Flop Sweat, October 6, 2012

Captain Spaceship and the Stars
Does reviewing improv make sense? ... Maybe?
by Kyle Allatt

Captain Spaceship’s premise is a fairly solid one.  Take all the kitsch, low-production, one dimensional characters, special effects, robots, aliens and ray guns of yesteryear’s greatest and/or crappiest Science Fiction TV shows and films and throw it all together in an hour long improvised epic.

A solid premise that produced a somewhat shaky, but ultimately fulfilling long-form improvised show.

Before going any further, perhaps an important question to ask is “Does it even make any sense to write a review about an improv show?  A show that will be completely different each time.”  Answer:  Maybe?

the emotion of disappointment, The Loch Ness Monster, and a box that destroys memories

Presumably in future productions of the show (playing next month, Nov 1st at Mainline Theatre) many elements will be retained.  The show’s cast for example, consisting of a panoply of seasoned improv veterans, including Marc Rowland and Kirsten Rasmussen of Montreal Improv, Dan Jeannotte and Matt Goldberg of Uncalled For, Pat Dussault of The Bitter End and JFL, Lea Rondot formerly of On The Spot and Shane Adamczak, an actual Australian.  From what I gathered speaking to the cast after the show, subsequent episodes will be somewhat like a regular TV show.  The cast will be playing the same or close to the same main characters as they did in this one, maybe with slight alterations (the robot less alien-like, say.  Perhaps the bad guy more Shakespearian) and the next show simply being the next episode in the series.

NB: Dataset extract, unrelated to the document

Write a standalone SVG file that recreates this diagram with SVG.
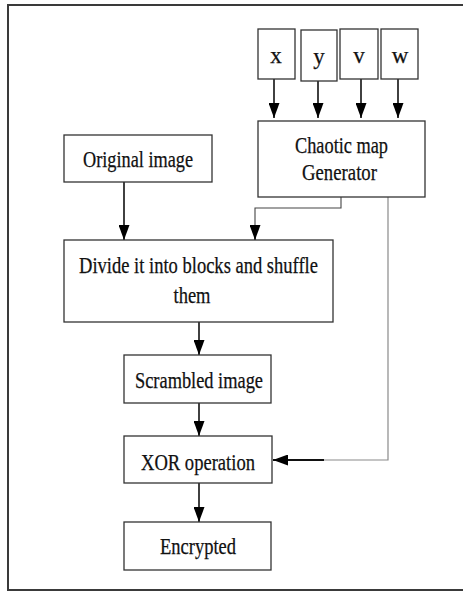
<svg xmlns="http://www.w3.org/2000/svg" width="463" height="591" viewBox="0 0 463 591">
<defs>
<style>
.box{fill:#fff;stroke:#333;stroke-width:1.3}
.t{font-size:23px;fill:#111;stroke:#111;stroke-width:0.25;text-anchor:middle}
.c{fill:none;stroke:#111;stroke-width:1.6}
.g{fill:none;stroke:#8a8a8a;stroke-width:1.2}
.th{fill:none;stroke:#444;stroke-width:1.1}
</style>
<marker id="ah" viewBox="0 0 15 11" refX="15" refY="5.5" markerWidth="15" markerHeight="11" markerUnits="userSpaceOnUse" orient="auto">
<path d="M0,0 L15,5.5 L0,11 Z" fill="#000"/>
</marker>
</defs>
<rect x="8" y="5" width="470" height="585" fill="none" stroke="#3a3a3a" stroke-width="2"/>
<g id="connectors">
<line class="c" x1="274" y1="79" x2="274" y2="118" marker-end="url(#ah)"/>
<line class="c" x1="318" y1="81" x2="318" y2="118" marker-end="url(#ah)"/>
<line class="c" x1="361" y1="79" x2="361" y2="118" marker-end="url(#ah)"/>
<line class="c" x1="398" y1="79" x2="398" y2="118" marker-end="url(#ah)"/>
<line class="c" x1="124" y1="182" x2="124" y2="240" marker-end="url(#ah)"/>
<polyline class="th" points="341,197 341,208 255,208 255,226"/>
<line class="c" x1="255" y1="225" x2="255" y2="240" marker-end="url(#ah)"/>
<line class="c" x1="199" y1="322" x2="199" y2="355" marker-end="url(#ah)"/>
<line class="c" x1="199" y1="403" x2="199" y2="436" marker-end="url(#ah)"/>
<line class="c" x1="199" y1="483" x2="199" y2="522" marker-end="url(#ah)"/>
<polyline class="g" points="388,197 388,460 323,460"/>
<line x1="324" y1="460" x2="273" y2="460" stroke="#111" stroke-width="2" marker-end="url(#ah)"/>
</g>
<g font-family="'Liberation Serif', 'Times New Roman', serif">
<g id="node-x"><rect class="box" x="258" y="29" width="37" height="50"/><text class="t" x="276" y="63">x</text></g>
<g id="node-y"><rect class="box" x="301" y="30" width="36" height="51"/><text class="t" x="319" y="64">y</text></g>
<g id="node-v"><rect class="box" x="340" y="29" width="38" height="50"/><text class="t" x="359" y="63">v</text></g>
<g id="node-w"><rect class="box" x="381" y="29" width="37" height="50"/><text class="t" x="400" y="63">w</text></g>
<g id="node-chaotic"><rect class="box" x="258" y="121" width="167" height="76"/>
<text class="t" x="341.5" y="153" textLength="93" lengthAdjust="spacingAndGlyphs">Chaotic map</text>
<text class="t" x="339.5" y="180" textLength="75" lengthAdjust="spacingAndGlyphs">Generator</text></g>
<g id="node-original"><rect class="box" x="64" y="135" width="148" height="47"/>
<text class="t" x="138" y="167" textLength="110" lengthAdjust="spacingAndGlyphs">Original image</text></g>
<g id="node-divide"><rect class="box" x="64" y="240" width="269" height="82"/>
<text class="t" x="198.5" y="273" textLength="239" lengthAdjust="spacingAndGlyphs">Divide it into blocks and shuffle</text>
<text class="t" x="192" y="303" textLength="37" lengthAdjust="spacingAndGlyphs">them</text></g>
<g id="node-scrambled"><rect class="box" x="124" y="355" width="147" height="48"/>
<text class="t" x="199" y="388" textLength="128" lengthAdjust="spacingAndGlyphs">Scrambled image</text></g>
<g id="node-xor"><rect class="box" x="124" y="436" width="148" height="47"/>
<text class="t" x="198" y="470" textLength="114" lengthAdjust="spacingAndGlyphs">XOR operation</text></g>
<g id="node-encrypted"><rect class="box" x="124" y="522" width="147" height="48"/>
<text class="t" x="198" y="554" textLength="76" lengthAdjust="spacingAndGlyphs">Encrypted</text></g>
</g>
</svg>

The weakest element was the integration of audience suggestions into the performance.  Before things began Adamczak gathered three elements from the spectators for use in the show.  They were the emotion of disappointment, The Loch Ness Monster, and a box that destroys memories.  None of these elements really played an integral role in the story that finally unfolded and all seemed shoehorned in at the last moment.  While giving the audience a piece to play in the production does make them feel more part of the show and assures us that this is indeed improv and not a scripted piece of wool pulled over our eyes, ultimately none of these elements were necessary and frankly just got in the way.

The highlight of the show was easily Kirsten Rasmussen’s portrayal of a slime dwelling, crab-like alien thingy.  It is rare when you see a performer manipulate their body and face in such a way that you almost forget they are a human being, but this is what Rasmussen was able to achieve on stage.

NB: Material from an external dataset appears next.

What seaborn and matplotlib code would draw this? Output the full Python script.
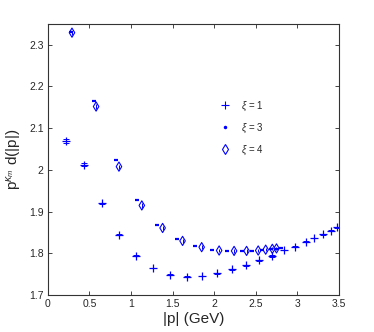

And let’s not forget the funny.  All these people know how to get the good guffaw in.  Whether it’s the sci-fi farce of constantly re-wiping the same 2 minutes from a robot’s brain or simply shitting on Mitt Romney’s 47% comments, I and those around me were chuckling merrily throughout the performance.

Overall Captain Spaceship succeeds, perhaps clumsily, perhaps somewhat inelegantly, to entertain, much like all the Sci-Fi shows throughout the years that inspired it.  With the group of people involved I would expect that this première show is one that works out some of the kinks and future productions will be as good as this, if not stronger.

Captain Spaceship’s next intergalactic adventure will take place IN THE FUTURE, specifically Thursday Nov 1st, and again Friday January 4th, 8PM at Mainline, 3997 St Laurent.